We are making decisions according to the situation we face. I am sorry these are not the choices he would like us to make, but that does not mean “democracy is under threat”. Currently Israel is in a very deep internal battle about the separation of powers between the legislature and the judiciary.
It is a very harsh debate that has divided the country – but it is a debate in which both sides are seeking to uphold the values of democracy as they see them.
The UK, too, has been witness to harsh political divisions in recent years. This is not a sign of a democracy under threat.
Yet where Sir Mick makes his greatest error is in his assumption that Israel maintains a “keep your wallets open and mouths shut model of Israel-Diaspora relations”.

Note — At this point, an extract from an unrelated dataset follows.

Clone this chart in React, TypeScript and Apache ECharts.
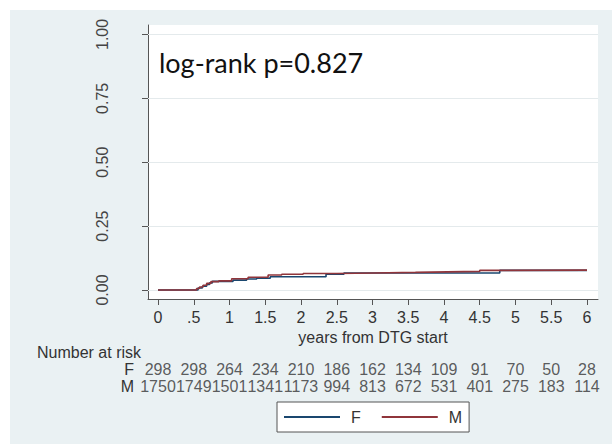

I am afraid this means he has not been listening. Over the last years, the Israeli Government has made its greatest investment yet in Diaspora communities.
We embarked on long-term projects to invest in education, in building understanding, and in assisting with the physical security of Jewish communities around the world.
Of course, there are many important causes in Israel that receive and rely on the generous support of many Jews in the Diaspora. We would not be able to succeed as we do without the support of Jewish communities.
But we have long recognised that there needs to be a new dialogue and relationship between the two.
We may not agree, we may not have the same political preferences, but don’t for a moment dismiss the choices we make as being antithetical to our shared age-old values. Now is not a time to throw your hands up and say, “I don’t get them”.
Now is the time to ensure we get each other. As one who cares deeply about this relationship, my door is always open.